On a side note, although I’ve been reading in the mail list archives that the flying ice cube effect is blamed for drift of the system COM (e.g. http://lammps.sandia.gov/threads/msg53543.html), I don’t think that the flying ice cube effect occurs when the Nose-Hoover thermostat is used since it doesn’t use a velocity rescaling algorithm. I tested this by recreating the model diatomic system given in the initial publication of the flying ice cube effect (doi.org/10.1002/(SICI)1096-987X(199805)19:7<726::AID-JCC4>3.0.CO;2-S). I found that the bond energy decays to 0 while the COM kinetic energy increases when using a Berendsen thermostat, but everything looks fine using the default Nose-Hoover thermostat of ‘fix nvt.’ See attached for my input files and plots of the results. Am I misunderstanding something?

COM-velocity.png

COM-velocity-zoomed.png

PE.png

PE-zoomed.png

system.data (335 Bytes)

system.in.old (1.18 KB)

Efrem,

I suspect that both the Berendsen and NVT simulations are invalid, for two reasons:

  1. Average COM velocity is not slowly growing but quickly rises to a large value (of order 100 m/s ~ atomic thermal speed)
  2. The PE distributions are very different than NVE.
  3. For NVT, the fluctuations in COM velocity are correlated with fluctuations in PE

None of these things should happen in simulations that are even halfways decent.

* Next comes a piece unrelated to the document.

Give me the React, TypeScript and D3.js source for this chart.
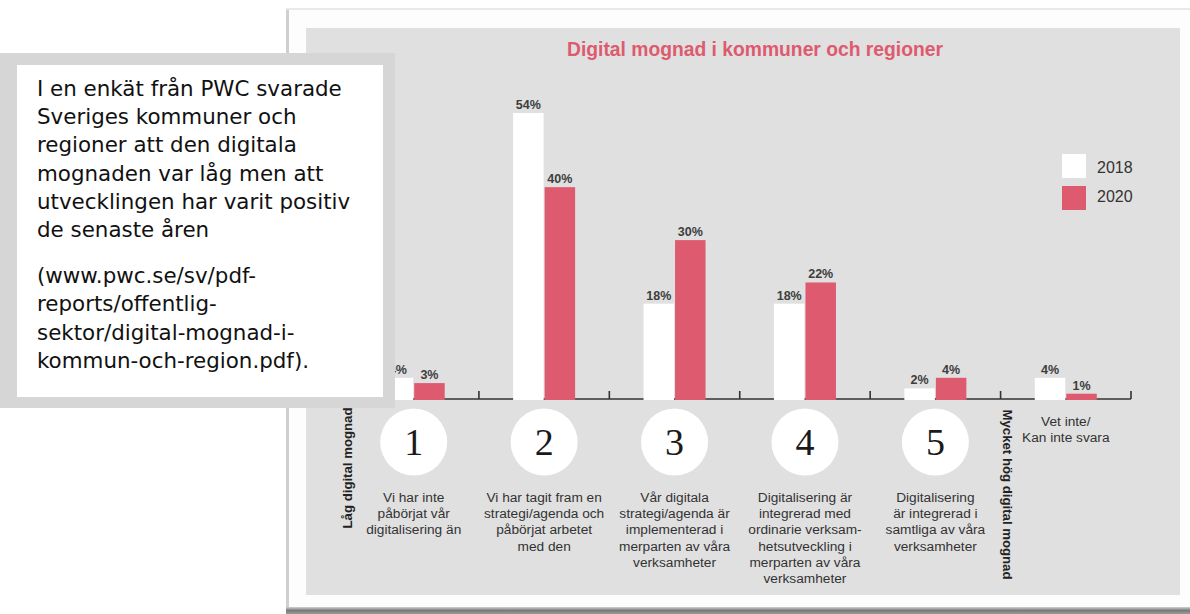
import React from "react";
import * as d3 from "d3";

const categories = ["1", "2", "3", "4", "5", "vet"];
const series = ["2018", "2020"];
const values2018 = [4, 54, 18, 18, 2, 4];
const values2020 = [3, 40, 30, 22, 4, 1];
const circleNumbers = ["1", "2", "3", "4", "5", ""];
const descriptions = [
  ["Vi har inte", "påbörjat vår", "digitalisering än"],
  ["Vi har tagit fram en", "strategi/agenda och", "påbörjat arbetet", "med den"],
  ["Vår digitala", "strategi/agenda är", "implementerad i", "merparten av våra", "verksamheter"],
  ["Digitalisering är", "integrerad med", "ordinarie verksam-", "hetsutveckling i", "merparten av våra", "verksamheter"],
  ["Digitalisering", "är integrerad i", "samtliga av våra", "verksamheter"],
  ["Vet inte/", "Kan inte svara"],
];
const title = "Digital mognad i kommuner och regioner";
const lowLabel = "Låg digital mognad";
const highLabel = "Mycket hög digital mognad";
const noteLines = [
  "I en enkät från PWC svarade",
  "Sveriges kommuner och",
  "regioner att den digitala",
  "mognaden var låg men att",
  "utvecklingen har varit positiv",
  "de senaste åren",
];
const sourceLines = [
  "(www.pwc.se/sv/pdf-",
  "reports/offentlig-",
  "sektor/digital-mognad-i-",
  "kommun-och-region.pdf).",
];

const W = 1190;
const H = 614;
const PINK = "#de5a6e";
const SANS = "'Liberation Sans', Arial, Helvetica, sans-serif";

export default function App() {
  const x = d3.scaleBand<string>().domain(categories).range([348.5, 1131]).paddingInner(0).paddingOuter(0);
  const bw = x.bandwidth();
  const xs = d3
    .scaleBand<string>()
    .domain(series)
    .range([bw / 2 - 31, bw / 2 + 31])
    .paddingInner(2 / 62);
  const y = d3.scaleLinear().domain([0, 54]).range([399, 113]);
  const colors = d3.scaleOrdinal<string, string>().domain(series).range(["#ffffff", PINK]);
  const vals = [values2018, values2020];
  const axisStart = x(categories[0])!;
  const axisEnd = x(categories[categories.length - 1])! + bw;

  return (
    <svg
      width={W}
      height={H}
      style={{ position: "absolute", left: 0, top: 0, background: "#ffffff" }}
      xmlns="http://www.w3.org/2000/svg"
    >
      <defs>
        <linearGradient id="shadowB" x1="0" y1="0" x2="0" y2="1">
          <stop offset="0" stopColor="#d0d0d0" />
          <stop offset="0.5" stopColor="#7a7a7a" />
          <stop offset="1" stopColor="#9a9a9a" />
        </linearGradient>
      </defs>
      {/* card */}
      <rect x={287} y={9} width={W} height={603} fill="#fdfdfd" stroke="#e2e2e2" strokeWidth={1.5} />
      <rect x={286} y={10} width={3} height={600} fill="#cfcfcf" />
      <rect x={286} y={607} width={W} height={7} fill="url(#shadowB)" />
      {/* chart panel */}
      <rect x={306} y={28} width={874} height={567} fill="#e0e0e0" />

      <text
        x={755}
        y={56}
        textAnchor="middle"
        fontFamily={SANS}
        fontWeight="bold"
        fontSize={19.3}
        fill={PINK}
      >
        {title}
      </text>

      {/* axis */}
      <line x1={axisStart} x2={axisEnd} y1={y(0)} y2={y(0)} stroke="#333" strokeWidth={1.6} />
      {categories.map((c) => (
        <line
          key={"t" + c}
          x1={x(c)! + bw}
          x2={x(c)! + bw}
          y1={y(0)}
          y2={y(0) - 8}
          stroke="#333"
          strokeWidth={1.6}
        />
      ))}

      {/* bars */}
      {categories.map((c, i) =>
        series.map((s, j) => {
          const v = vals[j][i];
          const bx = x(c)! + xs(s)!;
          return (
            <g key={c + s}>
              <rect
                x={bx}
                y={y(v)}
                width={xs.bandwidth()}
                height={y(0) - y(v) + 1}
                fill={colors(s)}
              />
              <text
                x={bx + xs.bandwidth() / 2}
                y={y(v) - 4}
                textAnchor="middle"
                fontFamily={SANS}
                fontWeight="bold"
                fontSize={12.5}
                fill="#3d3d3d"
              >
                {v + "%"}
              </text>
            </g>
          );
        })
      )}

      {/* legend */}
      {series.map((s, j) => (
        <g key={"lg" + s}>
          <rect x={1062} y={154 + j * 32} width={24} height={24} fill={colors(s)} />
          <text x={1097} y={173 + j * 29} fontFamily={SANS} fontSize={16} fill="#333">
            {s}
          </text>
        </g>
      ))}

      {/* circles & descriptions */}
      {categories.map((c, i) => {
        const cx = x(c)! + bw / 2;
        const hasCircle = circleNumbers[i] !== "";
        const startY = hasCircle ? 502 : 426;
        return (
          <g key={"d" + c}>
            {hasCircle && (
              <>
                <circle cx={cx} cy={442} r={33.5} fill="#ffffff" />
                <text
                  x={cx}
                  y={455}
                  textAnchor="middle"
                  fontFamily="'Liberation Serif', 'DejaVu Serif', serif"
                  fontSize={38}
                  fill="#1a1a1a"
                >
                  {circleNumbers[i]}
                </text>
              </>
            )}
            {descriptions[i].map((line, k) => (
              <text
                key={k}
                x={cx}
                y={startY + k * 16.2}
                textAnchor="middle"
                fontFamily={SANS}
                fontSize={13.7}
                fill="#333"
              >
                {line}
              </text>
            ))}
          </g>
        );
      })}

      {/* vertical labels */}
      <text
        transform={`translate(352,468) rotate(-90)`}
        textAnchor="middle"
        fontFamily={SANS}
        fontWeight="bold"
        fontSize={13.2}
        fill="#222"
      >
        {lowLabel}
      </text>
      <text
        transform={`translate(1003,494.5) rotate(90)`}
        textAnchor="middle"
        fontFamily={SANS}
        fontWeight="bold"
        fontSize={13.2}
        fill="#222"
      >
        {highLabel}
      </text>

      {/* note box */}
      <rect x={-5} y={53} width={400} height={355} fill="#d6d6d6" />
      <rect x={17} y={65} width={366} height={332} fill="#ffffff" />
      {noteLines.map((l, k) => (
        <text
          key={"n" + k}
          x={37}
          y={96 + k * 28.2}
          fontFamily="'DejaVu Sans', Verdana, sans-serif"
          fontSize={21.4}
          fill="#111"
        >
          {l}
        </text>
      ))}
      {sourceLines.map((l, k) => (
        <text
          key={"s" + k}
          x={37}
          y={283 + k * 28.3}
          fontFamily="'DejaVu Sans', Verdana, sans-serif"
          fontSize={21.4}
          fill="#111"
        >
          {l}
        </text>
      ))}
    </svg>
  );
}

I am guessing that in the case of NVT, you are getting some kind of interaction between the two thermostats:

fix 1 Benzene rigid/nvt molecule temp 300 300 100.0
fix 2 MOF nvt temp 300 300 100.0

One thing to try would be after some short equilibration, zeroing the COM of both groups separately. I suspect the culprit is rigid/nvt, since this is less widely tested. If you replaced that with straight nvt, the problem might go away.